___ RAW RECORDS

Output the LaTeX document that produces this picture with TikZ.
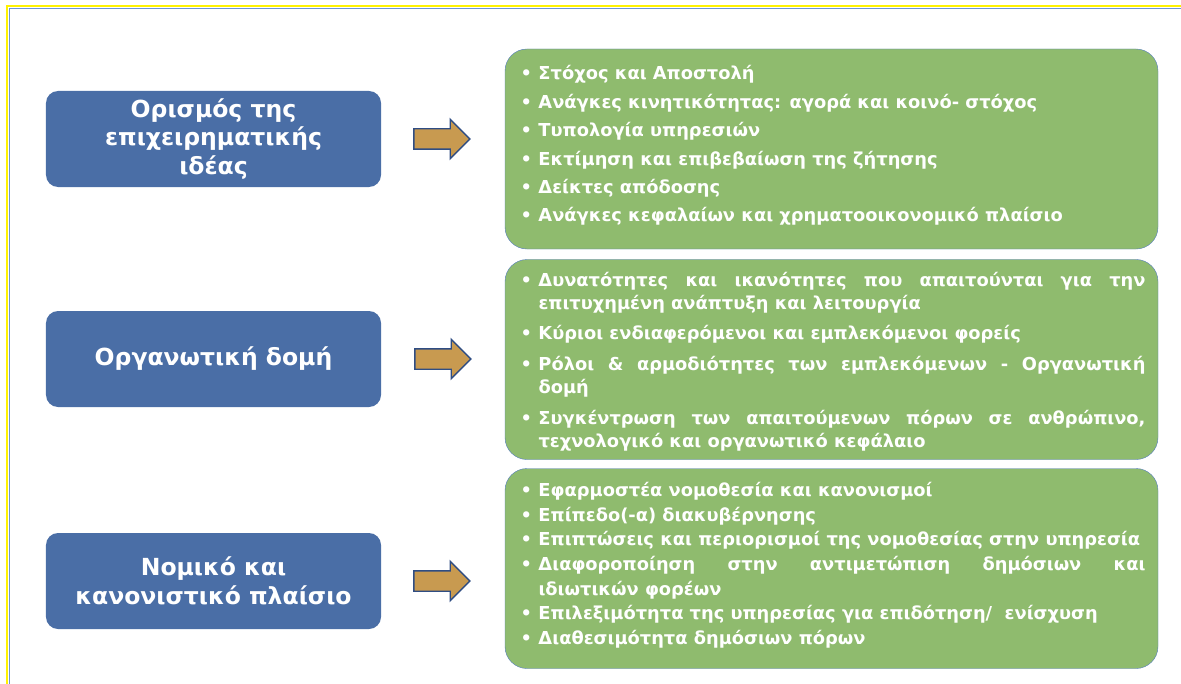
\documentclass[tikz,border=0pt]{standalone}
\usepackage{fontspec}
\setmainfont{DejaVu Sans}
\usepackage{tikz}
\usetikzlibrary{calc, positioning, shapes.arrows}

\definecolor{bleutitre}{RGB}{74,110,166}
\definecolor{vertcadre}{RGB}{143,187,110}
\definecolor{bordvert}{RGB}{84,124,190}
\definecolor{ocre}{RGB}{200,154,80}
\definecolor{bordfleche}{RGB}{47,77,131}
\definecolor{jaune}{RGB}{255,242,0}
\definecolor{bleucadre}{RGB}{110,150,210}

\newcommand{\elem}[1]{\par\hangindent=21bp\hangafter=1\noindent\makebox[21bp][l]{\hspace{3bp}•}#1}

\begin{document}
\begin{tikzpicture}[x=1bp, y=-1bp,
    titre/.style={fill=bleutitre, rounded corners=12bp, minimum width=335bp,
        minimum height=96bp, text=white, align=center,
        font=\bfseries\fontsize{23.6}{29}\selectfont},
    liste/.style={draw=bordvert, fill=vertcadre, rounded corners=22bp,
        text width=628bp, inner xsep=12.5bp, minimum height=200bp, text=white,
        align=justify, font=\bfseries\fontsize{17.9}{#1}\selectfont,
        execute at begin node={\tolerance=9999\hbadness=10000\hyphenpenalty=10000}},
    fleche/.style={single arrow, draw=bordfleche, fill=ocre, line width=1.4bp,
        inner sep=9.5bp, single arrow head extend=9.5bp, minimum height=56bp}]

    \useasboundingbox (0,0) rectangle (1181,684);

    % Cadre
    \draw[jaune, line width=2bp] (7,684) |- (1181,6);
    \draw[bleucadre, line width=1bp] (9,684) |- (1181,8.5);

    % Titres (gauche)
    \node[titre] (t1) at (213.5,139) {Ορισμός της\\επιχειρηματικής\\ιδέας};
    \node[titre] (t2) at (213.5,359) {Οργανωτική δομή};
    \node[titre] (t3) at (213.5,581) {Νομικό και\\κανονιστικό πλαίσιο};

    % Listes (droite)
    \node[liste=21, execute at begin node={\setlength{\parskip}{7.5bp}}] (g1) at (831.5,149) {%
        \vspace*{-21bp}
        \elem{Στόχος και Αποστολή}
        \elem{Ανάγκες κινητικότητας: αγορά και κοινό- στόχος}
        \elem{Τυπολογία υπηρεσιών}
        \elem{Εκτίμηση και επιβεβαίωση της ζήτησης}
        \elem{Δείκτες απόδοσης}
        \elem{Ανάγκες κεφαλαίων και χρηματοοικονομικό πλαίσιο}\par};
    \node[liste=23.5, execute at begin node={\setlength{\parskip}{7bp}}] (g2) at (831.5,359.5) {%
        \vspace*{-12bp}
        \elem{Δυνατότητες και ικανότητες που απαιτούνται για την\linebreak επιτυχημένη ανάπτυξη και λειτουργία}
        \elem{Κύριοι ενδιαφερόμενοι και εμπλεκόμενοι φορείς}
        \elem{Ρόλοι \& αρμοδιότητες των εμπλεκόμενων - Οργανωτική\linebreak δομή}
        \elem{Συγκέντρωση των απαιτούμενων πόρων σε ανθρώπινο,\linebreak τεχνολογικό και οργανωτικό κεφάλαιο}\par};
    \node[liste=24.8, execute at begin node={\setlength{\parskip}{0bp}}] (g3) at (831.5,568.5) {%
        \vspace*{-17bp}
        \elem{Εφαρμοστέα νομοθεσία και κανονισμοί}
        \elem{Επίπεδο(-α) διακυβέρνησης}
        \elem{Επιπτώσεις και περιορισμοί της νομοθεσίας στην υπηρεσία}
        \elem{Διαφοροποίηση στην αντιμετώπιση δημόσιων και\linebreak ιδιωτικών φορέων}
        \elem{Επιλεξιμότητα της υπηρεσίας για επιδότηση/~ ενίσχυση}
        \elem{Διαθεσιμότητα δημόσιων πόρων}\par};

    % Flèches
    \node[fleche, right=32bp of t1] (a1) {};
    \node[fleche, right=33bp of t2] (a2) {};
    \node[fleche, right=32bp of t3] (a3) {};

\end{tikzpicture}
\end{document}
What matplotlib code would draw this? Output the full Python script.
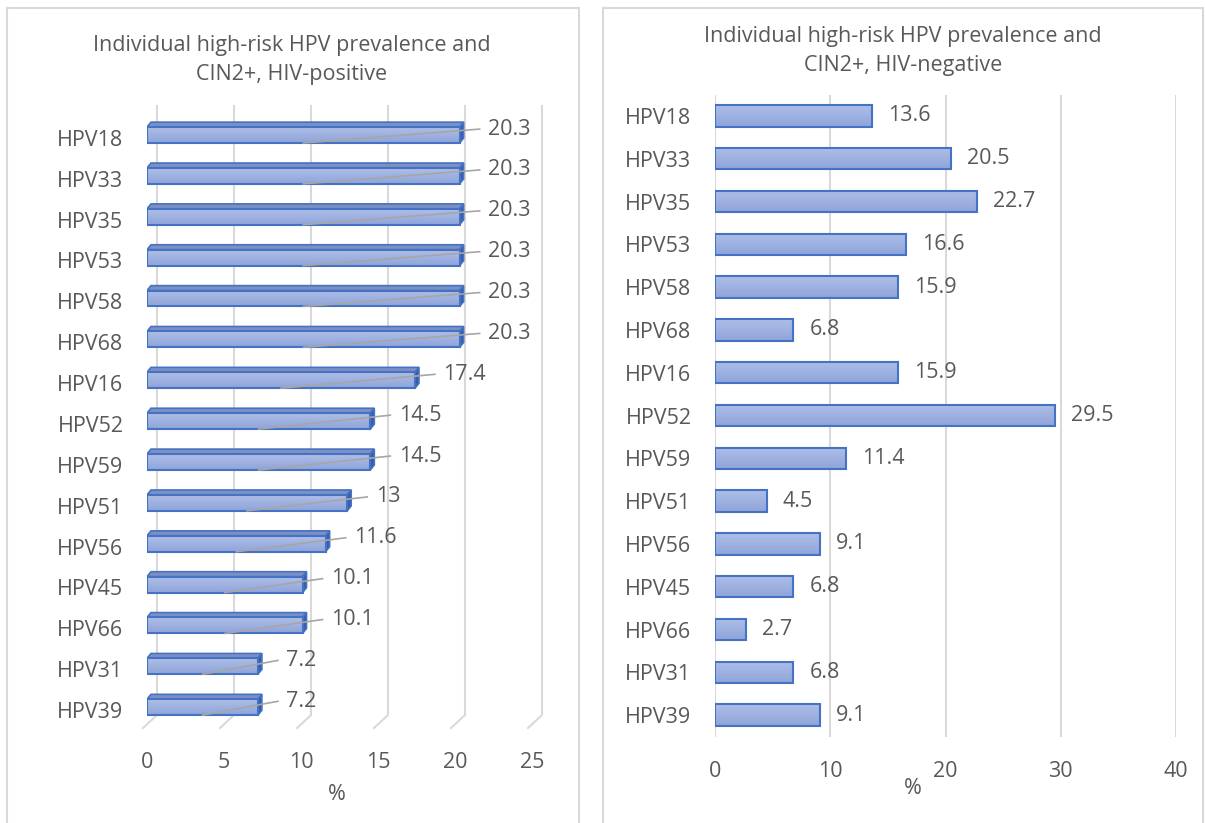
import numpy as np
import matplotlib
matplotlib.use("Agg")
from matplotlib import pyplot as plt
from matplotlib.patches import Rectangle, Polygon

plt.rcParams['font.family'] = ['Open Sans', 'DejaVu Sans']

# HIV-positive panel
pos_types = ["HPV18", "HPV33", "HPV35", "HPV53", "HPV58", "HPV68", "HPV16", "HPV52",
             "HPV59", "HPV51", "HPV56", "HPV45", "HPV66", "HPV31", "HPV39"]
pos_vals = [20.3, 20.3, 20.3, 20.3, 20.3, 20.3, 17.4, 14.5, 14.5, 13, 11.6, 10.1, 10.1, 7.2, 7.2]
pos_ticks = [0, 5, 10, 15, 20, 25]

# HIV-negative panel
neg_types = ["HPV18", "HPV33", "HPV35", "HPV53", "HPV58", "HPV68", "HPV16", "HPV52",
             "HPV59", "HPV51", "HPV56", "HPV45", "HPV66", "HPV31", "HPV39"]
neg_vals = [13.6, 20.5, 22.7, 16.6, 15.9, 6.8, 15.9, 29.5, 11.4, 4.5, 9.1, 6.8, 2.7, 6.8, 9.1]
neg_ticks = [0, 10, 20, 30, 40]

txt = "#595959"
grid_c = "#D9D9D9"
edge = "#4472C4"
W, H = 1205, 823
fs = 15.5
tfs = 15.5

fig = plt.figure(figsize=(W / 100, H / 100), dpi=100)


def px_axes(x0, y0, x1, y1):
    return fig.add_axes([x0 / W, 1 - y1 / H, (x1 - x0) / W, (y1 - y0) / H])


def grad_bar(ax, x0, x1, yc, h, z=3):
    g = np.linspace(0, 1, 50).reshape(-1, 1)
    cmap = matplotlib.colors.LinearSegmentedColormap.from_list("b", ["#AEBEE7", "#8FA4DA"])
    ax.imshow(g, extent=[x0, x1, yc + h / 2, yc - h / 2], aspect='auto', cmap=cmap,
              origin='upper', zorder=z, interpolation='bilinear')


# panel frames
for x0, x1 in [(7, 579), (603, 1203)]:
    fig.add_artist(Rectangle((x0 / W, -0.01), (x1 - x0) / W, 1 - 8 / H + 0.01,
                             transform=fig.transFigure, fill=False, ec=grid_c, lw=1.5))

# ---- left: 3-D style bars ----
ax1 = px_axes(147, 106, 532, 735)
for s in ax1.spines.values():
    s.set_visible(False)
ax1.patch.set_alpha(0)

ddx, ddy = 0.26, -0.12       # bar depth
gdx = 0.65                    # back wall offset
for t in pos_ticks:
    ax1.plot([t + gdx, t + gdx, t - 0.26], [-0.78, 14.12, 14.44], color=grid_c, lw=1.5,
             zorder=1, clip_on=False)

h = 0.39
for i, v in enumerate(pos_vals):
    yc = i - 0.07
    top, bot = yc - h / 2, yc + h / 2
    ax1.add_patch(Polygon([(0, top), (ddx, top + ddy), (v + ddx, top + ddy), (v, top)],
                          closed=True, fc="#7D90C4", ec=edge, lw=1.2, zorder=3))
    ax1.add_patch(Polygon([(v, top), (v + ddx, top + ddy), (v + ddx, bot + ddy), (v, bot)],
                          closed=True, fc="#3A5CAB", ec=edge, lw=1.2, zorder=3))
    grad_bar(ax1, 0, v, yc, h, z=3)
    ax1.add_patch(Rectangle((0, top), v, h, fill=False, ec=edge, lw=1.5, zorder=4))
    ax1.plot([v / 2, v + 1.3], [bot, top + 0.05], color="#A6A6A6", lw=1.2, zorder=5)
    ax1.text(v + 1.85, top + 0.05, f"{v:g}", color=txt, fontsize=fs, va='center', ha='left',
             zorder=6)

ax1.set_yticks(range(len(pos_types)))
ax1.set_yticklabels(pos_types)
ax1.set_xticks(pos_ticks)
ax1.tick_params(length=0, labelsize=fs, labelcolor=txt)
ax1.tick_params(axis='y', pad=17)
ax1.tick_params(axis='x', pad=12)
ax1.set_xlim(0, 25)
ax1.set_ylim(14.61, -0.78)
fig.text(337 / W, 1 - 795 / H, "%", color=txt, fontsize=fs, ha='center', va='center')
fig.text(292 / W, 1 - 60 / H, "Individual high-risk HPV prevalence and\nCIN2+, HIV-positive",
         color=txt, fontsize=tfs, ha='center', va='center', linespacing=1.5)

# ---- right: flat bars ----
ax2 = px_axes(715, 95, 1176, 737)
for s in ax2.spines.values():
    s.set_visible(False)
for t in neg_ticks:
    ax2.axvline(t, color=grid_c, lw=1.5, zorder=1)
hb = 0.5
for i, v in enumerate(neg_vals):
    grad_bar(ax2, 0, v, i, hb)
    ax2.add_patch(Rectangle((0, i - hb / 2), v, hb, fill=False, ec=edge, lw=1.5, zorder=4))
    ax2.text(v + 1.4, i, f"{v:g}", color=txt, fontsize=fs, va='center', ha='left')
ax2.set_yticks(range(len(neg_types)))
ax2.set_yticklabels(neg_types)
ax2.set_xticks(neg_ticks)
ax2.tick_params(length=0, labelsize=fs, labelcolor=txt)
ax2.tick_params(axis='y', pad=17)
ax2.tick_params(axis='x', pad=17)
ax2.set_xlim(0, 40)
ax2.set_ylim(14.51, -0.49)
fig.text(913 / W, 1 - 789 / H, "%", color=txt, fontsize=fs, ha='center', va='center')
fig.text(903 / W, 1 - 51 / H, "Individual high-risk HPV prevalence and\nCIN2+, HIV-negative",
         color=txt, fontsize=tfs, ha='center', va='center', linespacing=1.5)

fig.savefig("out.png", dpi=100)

______

Using the listing above, locate the lines that hold "this" and copy each one.

Output the LaTeX document that produces this picture with TikZ.
What matplotlib code would draw this? Output the full Python script.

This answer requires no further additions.